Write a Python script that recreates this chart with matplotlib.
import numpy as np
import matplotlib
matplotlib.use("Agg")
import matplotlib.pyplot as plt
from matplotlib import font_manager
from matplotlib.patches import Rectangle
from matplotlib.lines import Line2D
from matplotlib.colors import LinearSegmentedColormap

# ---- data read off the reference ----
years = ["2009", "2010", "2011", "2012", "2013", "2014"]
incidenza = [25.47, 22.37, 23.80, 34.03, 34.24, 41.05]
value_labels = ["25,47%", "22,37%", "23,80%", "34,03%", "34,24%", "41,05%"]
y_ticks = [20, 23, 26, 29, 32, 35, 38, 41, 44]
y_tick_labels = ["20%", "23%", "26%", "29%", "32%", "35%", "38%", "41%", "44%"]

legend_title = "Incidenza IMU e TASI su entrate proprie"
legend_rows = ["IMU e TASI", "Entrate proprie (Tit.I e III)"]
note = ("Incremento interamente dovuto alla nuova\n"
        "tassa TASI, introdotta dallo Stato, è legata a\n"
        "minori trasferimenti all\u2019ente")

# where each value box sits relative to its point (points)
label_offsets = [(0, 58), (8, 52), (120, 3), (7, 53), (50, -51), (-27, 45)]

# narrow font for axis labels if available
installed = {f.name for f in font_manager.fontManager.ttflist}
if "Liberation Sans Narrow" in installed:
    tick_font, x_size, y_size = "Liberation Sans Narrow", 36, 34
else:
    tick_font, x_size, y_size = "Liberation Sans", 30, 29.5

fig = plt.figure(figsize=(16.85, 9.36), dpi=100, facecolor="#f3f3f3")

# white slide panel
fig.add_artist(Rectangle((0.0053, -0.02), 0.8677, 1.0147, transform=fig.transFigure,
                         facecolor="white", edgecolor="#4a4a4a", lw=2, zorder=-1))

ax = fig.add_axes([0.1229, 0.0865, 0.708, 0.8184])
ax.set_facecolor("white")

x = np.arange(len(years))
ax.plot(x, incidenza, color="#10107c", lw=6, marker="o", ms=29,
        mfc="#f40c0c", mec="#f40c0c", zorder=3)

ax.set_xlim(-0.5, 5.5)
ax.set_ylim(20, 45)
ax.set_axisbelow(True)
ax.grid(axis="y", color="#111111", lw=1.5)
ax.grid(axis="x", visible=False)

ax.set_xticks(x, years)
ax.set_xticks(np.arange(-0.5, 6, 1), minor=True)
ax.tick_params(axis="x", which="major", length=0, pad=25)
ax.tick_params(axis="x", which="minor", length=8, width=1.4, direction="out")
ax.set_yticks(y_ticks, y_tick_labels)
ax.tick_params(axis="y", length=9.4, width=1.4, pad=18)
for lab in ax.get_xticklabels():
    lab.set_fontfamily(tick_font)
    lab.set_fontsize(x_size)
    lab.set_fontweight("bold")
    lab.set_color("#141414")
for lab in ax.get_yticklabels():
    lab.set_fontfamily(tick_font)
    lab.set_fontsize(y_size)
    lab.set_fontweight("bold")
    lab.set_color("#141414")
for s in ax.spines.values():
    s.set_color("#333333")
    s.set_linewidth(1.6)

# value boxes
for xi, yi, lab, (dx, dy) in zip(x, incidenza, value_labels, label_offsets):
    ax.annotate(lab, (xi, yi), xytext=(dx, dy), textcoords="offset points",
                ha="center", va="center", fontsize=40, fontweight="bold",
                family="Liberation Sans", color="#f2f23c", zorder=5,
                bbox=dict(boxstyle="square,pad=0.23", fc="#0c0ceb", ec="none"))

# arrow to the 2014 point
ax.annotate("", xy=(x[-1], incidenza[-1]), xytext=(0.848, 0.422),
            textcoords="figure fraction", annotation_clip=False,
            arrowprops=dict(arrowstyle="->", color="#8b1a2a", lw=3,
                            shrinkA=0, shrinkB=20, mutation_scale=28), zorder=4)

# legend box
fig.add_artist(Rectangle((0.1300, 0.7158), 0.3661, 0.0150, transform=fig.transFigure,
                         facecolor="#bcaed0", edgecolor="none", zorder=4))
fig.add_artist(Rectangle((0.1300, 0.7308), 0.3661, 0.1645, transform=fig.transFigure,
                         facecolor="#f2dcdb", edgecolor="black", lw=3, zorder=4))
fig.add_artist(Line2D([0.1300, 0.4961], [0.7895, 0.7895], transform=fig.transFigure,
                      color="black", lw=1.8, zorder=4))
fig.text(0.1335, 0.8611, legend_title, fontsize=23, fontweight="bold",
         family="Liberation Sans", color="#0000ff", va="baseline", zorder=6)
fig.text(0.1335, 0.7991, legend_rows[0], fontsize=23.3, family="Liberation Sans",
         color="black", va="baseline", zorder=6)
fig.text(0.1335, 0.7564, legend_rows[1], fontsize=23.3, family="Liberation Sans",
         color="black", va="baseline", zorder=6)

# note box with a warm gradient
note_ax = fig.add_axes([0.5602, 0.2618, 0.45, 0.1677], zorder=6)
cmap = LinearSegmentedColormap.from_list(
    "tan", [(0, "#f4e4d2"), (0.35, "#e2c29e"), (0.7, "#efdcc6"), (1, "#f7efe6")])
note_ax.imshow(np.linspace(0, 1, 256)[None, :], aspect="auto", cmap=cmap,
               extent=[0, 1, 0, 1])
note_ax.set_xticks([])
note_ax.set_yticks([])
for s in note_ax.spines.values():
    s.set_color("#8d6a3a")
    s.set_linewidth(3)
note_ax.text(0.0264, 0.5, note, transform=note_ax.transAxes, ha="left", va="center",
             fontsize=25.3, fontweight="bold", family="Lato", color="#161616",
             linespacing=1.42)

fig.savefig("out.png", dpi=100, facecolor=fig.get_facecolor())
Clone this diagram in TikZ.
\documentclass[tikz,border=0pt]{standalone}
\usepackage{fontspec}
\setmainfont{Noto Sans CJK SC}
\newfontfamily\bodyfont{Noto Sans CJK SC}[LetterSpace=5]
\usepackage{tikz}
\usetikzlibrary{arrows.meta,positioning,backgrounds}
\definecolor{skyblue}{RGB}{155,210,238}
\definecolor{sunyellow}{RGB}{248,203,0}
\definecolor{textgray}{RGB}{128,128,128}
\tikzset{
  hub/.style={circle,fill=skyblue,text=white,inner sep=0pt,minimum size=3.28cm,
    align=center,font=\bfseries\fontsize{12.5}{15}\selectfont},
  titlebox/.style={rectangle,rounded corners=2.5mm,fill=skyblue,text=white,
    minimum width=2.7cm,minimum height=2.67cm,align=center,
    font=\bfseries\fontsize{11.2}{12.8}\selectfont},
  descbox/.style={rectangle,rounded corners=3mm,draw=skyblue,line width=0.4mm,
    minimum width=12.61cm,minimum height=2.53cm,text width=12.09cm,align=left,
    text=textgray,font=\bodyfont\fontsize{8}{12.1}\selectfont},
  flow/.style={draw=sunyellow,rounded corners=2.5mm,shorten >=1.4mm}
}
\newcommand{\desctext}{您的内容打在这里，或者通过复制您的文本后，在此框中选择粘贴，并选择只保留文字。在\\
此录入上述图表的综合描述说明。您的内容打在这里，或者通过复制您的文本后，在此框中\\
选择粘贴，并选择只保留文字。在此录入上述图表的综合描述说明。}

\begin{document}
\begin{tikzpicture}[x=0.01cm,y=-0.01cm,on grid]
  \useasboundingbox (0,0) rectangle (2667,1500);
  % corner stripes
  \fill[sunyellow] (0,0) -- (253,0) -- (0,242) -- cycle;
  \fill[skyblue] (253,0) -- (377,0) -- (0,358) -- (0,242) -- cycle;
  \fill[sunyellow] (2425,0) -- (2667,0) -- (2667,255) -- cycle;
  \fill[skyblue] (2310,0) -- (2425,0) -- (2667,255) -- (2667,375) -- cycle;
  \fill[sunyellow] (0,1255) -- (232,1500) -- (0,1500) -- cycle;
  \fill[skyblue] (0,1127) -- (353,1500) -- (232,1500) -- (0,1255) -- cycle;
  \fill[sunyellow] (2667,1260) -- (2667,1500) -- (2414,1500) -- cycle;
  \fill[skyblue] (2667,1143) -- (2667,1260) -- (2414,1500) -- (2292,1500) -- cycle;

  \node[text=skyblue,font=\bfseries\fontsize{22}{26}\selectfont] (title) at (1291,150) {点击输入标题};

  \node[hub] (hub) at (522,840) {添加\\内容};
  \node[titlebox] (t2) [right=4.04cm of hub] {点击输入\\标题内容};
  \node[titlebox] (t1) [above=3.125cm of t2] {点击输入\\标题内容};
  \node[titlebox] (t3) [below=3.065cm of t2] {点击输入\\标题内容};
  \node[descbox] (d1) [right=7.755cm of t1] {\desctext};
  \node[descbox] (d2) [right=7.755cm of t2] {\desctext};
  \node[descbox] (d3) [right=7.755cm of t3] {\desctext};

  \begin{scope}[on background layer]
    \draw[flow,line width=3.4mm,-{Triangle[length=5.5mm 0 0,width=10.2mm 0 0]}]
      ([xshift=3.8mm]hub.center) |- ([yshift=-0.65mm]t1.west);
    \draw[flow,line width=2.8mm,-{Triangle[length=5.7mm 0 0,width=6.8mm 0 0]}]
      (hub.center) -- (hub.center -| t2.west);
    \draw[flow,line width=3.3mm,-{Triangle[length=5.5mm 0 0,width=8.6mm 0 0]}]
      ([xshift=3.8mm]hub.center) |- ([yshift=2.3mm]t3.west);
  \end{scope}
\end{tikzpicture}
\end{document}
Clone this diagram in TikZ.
# # # # #
[Given instruction] Exactly as they appear, retype the lines from the start of the records through the line containing "from matplotlib.colors import".

[Result]
Write a Python script that recreates this chart with matplotlib.
import numpy as np
import matplotlib
matplotlib.use("Agg")
import matplotlib.pyplot as plt
from matplotlib import font_manager
from matplotlib.patches import Rectangle
from matplotlib.lines import Line2D
from matplotlib.colors import LinearSegmentedColormap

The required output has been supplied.